Pictures in the entries below are to be left out; otherwise, reproduce exactly the lines from the first through the line containing "import plotly.graph_objects as go".

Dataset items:
- - -
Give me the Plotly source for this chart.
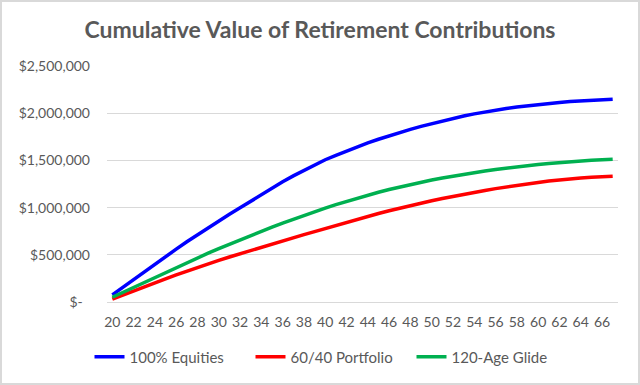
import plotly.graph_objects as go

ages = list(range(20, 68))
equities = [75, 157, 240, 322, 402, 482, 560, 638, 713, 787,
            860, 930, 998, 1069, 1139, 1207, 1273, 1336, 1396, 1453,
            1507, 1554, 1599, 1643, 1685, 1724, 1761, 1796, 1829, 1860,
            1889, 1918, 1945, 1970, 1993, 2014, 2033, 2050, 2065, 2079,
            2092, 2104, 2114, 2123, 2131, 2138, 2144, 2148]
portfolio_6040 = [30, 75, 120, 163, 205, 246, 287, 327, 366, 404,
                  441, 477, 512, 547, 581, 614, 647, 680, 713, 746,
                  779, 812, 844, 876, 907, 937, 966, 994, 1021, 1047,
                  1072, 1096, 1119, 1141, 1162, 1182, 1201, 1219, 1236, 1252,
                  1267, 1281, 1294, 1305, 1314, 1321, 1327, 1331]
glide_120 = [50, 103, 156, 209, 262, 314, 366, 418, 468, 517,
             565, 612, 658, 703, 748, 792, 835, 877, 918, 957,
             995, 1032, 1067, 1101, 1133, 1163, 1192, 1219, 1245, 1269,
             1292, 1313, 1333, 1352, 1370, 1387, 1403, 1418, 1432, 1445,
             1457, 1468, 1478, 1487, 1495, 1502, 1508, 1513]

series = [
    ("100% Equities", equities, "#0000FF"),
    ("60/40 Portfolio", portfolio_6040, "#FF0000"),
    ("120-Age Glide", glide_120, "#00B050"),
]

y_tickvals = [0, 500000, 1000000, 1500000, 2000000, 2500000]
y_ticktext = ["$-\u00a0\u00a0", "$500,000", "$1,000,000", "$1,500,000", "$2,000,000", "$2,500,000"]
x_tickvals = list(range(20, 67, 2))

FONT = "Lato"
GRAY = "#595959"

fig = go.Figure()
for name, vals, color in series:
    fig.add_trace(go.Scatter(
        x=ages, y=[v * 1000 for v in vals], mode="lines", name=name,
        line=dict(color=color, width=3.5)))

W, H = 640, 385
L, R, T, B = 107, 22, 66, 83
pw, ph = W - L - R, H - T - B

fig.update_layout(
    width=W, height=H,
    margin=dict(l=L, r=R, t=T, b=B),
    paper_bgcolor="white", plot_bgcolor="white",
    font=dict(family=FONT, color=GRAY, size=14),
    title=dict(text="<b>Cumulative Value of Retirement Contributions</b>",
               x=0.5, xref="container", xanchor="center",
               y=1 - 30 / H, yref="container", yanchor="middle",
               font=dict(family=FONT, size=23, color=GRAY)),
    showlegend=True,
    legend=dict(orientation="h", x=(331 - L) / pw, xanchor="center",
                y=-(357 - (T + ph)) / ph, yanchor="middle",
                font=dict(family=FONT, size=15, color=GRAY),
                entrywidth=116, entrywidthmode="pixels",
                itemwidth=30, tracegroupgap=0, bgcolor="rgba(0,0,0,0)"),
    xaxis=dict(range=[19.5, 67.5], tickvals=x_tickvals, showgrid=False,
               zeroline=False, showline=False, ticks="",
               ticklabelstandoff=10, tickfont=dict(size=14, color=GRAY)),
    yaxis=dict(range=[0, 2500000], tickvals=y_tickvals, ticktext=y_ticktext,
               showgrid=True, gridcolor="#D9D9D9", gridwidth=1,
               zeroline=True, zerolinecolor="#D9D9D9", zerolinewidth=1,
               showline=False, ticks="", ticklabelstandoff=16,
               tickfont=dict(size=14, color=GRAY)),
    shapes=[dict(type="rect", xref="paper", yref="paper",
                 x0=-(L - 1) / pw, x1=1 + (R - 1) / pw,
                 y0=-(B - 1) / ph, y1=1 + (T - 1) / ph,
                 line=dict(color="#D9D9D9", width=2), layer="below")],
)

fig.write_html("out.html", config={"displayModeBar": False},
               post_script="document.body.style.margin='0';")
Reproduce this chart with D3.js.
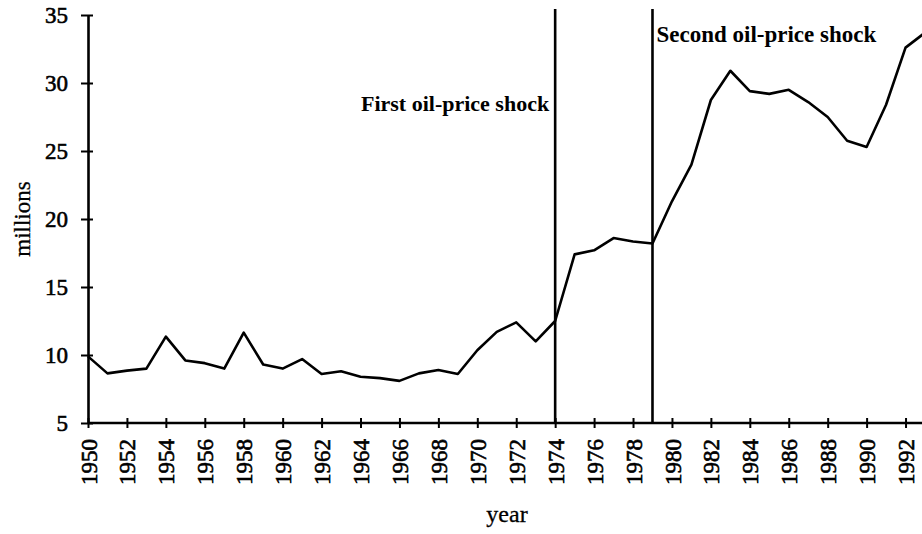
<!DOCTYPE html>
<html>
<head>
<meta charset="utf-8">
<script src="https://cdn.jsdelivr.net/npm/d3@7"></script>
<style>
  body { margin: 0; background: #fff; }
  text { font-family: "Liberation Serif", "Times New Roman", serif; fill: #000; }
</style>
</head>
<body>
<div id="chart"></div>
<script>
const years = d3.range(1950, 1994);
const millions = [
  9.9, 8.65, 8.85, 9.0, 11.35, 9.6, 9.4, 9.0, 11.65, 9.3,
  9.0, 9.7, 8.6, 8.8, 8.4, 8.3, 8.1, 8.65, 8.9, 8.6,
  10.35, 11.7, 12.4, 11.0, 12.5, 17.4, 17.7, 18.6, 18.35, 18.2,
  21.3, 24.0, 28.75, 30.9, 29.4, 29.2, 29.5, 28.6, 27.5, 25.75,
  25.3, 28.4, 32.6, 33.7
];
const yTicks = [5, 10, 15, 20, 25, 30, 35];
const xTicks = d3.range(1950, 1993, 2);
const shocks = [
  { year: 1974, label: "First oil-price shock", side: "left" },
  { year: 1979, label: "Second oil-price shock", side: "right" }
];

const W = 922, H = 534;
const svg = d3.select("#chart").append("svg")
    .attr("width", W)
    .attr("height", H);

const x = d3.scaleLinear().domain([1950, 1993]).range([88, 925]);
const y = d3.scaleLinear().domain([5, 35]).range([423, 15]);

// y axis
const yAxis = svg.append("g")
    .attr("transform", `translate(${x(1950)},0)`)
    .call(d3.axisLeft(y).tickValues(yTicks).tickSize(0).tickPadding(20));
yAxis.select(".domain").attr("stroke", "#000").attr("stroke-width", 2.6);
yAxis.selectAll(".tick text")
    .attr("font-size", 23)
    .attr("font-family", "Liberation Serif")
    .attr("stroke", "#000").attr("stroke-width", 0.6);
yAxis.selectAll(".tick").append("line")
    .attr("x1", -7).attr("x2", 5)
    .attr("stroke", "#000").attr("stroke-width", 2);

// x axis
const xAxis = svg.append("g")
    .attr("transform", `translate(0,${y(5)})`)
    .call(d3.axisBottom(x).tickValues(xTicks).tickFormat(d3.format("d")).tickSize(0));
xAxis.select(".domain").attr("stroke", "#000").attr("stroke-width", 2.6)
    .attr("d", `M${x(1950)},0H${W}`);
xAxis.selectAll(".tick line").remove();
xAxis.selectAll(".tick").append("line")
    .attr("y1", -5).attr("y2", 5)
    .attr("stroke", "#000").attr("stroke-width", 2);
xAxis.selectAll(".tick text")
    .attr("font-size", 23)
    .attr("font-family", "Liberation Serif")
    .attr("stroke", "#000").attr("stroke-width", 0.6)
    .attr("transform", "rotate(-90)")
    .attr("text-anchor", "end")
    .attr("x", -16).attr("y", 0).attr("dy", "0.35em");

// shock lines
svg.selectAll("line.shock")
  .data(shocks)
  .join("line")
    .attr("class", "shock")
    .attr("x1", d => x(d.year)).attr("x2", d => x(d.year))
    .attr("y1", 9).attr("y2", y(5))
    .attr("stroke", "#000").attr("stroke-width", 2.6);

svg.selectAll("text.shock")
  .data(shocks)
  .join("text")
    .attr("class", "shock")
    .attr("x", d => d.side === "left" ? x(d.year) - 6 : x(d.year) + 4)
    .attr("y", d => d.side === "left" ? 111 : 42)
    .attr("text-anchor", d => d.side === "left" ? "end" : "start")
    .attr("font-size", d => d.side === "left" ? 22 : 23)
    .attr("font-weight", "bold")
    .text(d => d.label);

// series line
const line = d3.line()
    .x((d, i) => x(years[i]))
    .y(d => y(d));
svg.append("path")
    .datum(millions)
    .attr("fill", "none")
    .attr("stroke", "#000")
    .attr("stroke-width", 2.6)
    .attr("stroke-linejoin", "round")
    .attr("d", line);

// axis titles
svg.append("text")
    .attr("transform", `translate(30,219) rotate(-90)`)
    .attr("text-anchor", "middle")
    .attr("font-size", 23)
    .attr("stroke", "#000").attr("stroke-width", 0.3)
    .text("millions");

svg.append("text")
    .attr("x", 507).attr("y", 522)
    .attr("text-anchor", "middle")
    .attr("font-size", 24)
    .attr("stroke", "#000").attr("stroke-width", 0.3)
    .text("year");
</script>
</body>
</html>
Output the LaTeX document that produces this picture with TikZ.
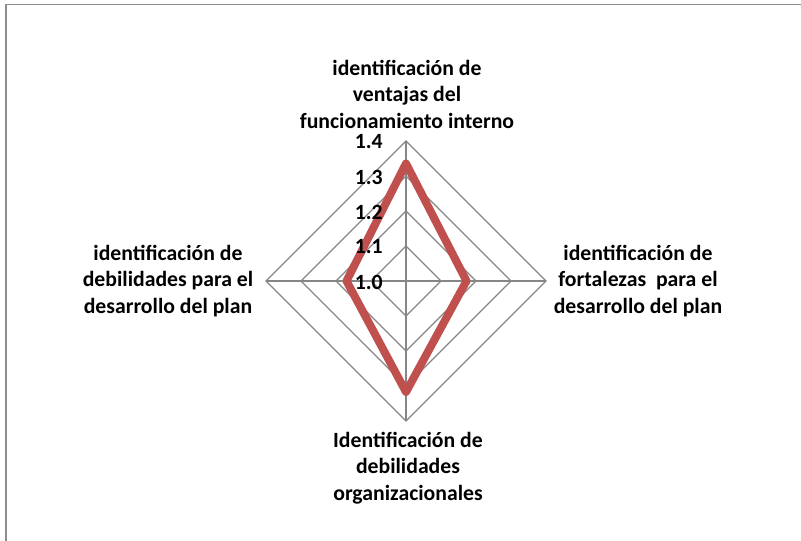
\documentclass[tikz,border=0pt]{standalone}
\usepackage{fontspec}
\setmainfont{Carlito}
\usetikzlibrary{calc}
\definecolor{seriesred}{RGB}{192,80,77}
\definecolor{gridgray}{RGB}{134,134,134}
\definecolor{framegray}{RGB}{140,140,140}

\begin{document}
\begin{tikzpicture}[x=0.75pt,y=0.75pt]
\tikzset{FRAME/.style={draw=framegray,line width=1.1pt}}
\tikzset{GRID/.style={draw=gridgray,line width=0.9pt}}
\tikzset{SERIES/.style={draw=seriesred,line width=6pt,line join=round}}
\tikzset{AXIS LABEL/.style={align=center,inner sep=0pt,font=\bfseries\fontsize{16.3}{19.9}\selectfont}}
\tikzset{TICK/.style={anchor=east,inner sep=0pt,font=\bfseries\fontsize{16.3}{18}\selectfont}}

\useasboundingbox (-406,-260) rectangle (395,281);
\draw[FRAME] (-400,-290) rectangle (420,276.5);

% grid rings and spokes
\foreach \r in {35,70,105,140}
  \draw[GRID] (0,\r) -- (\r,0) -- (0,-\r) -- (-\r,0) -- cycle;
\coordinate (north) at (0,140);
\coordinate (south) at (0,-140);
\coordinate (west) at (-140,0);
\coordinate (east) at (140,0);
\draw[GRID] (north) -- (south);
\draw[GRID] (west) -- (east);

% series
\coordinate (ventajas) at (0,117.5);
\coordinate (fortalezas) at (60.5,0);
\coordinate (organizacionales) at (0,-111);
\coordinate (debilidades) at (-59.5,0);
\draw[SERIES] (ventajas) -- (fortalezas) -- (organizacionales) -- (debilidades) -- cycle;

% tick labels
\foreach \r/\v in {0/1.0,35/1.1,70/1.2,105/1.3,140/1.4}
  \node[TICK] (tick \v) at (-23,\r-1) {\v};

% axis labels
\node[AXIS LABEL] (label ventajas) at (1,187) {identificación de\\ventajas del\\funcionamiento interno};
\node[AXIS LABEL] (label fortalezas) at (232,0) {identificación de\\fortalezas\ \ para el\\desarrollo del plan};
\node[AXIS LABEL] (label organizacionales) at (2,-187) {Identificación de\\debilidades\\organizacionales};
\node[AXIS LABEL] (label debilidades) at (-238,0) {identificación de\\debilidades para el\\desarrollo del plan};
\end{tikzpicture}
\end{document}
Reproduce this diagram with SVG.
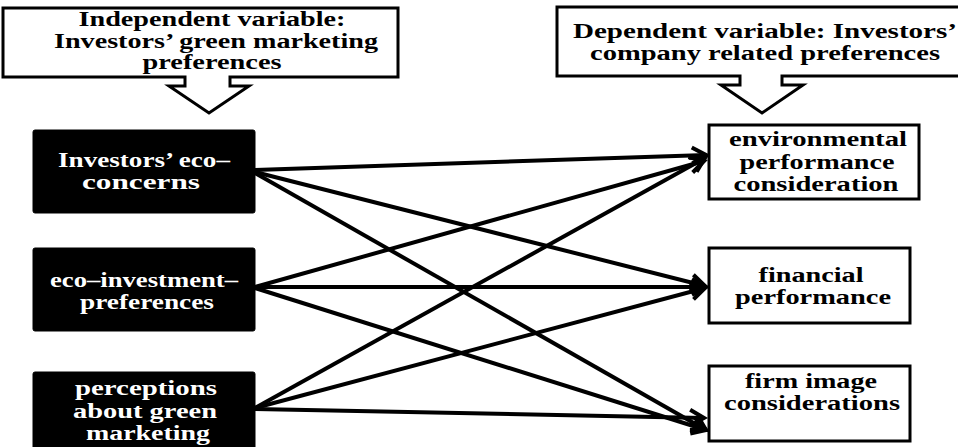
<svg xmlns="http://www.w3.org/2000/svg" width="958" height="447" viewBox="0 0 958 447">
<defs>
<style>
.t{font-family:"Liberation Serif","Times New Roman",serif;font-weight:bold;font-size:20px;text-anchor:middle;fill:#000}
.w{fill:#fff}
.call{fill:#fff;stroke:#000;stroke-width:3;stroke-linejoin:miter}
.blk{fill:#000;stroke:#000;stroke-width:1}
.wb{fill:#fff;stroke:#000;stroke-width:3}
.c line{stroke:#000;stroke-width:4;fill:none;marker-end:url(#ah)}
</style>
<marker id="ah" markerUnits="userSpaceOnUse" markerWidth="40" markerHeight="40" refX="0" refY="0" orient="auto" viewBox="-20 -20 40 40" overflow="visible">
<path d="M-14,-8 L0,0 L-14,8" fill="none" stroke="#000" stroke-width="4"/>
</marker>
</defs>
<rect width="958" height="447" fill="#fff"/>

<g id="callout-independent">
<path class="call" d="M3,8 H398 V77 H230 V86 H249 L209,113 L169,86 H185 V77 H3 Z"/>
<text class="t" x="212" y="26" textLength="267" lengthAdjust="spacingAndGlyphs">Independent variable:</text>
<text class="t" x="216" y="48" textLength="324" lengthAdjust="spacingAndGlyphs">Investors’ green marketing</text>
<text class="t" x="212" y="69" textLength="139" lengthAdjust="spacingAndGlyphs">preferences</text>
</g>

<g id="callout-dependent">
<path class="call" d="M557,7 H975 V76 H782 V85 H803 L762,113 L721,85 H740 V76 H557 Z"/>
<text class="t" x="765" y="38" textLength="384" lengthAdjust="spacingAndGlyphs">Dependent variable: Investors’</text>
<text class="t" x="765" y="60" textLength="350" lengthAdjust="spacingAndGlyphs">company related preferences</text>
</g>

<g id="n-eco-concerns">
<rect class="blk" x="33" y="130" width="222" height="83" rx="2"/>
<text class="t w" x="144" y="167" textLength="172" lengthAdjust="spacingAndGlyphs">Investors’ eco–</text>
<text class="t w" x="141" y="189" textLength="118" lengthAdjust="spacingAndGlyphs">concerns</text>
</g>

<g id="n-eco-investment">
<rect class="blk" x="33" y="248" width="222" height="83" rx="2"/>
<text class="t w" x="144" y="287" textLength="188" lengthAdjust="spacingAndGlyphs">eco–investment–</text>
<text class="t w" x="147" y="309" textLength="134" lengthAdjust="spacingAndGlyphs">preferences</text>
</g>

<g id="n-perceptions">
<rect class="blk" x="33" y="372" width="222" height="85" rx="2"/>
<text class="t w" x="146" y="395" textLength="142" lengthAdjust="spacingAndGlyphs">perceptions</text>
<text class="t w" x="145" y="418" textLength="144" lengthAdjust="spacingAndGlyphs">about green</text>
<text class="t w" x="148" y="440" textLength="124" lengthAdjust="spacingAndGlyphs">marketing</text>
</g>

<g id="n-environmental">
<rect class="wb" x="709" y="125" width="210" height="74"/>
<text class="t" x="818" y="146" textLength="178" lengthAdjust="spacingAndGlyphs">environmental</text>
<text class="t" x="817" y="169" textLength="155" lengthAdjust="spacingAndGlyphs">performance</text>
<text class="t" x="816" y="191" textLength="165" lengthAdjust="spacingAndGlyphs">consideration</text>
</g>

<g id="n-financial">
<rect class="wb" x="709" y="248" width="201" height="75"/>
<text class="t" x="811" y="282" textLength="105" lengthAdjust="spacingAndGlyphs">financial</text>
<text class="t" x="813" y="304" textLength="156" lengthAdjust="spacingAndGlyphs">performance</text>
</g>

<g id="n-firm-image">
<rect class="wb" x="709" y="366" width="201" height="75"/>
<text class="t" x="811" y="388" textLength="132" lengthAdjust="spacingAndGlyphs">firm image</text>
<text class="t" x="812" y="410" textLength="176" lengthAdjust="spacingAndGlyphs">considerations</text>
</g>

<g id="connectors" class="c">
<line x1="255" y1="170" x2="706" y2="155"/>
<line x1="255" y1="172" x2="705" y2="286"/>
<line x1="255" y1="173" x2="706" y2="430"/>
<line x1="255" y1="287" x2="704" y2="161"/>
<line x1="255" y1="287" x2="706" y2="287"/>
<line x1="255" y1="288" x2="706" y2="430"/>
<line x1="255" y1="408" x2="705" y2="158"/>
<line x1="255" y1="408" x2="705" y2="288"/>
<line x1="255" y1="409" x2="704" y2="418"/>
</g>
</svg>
- - -
Reply:
Give me the Plotly source for this chart.
import plotly.graph_objects as go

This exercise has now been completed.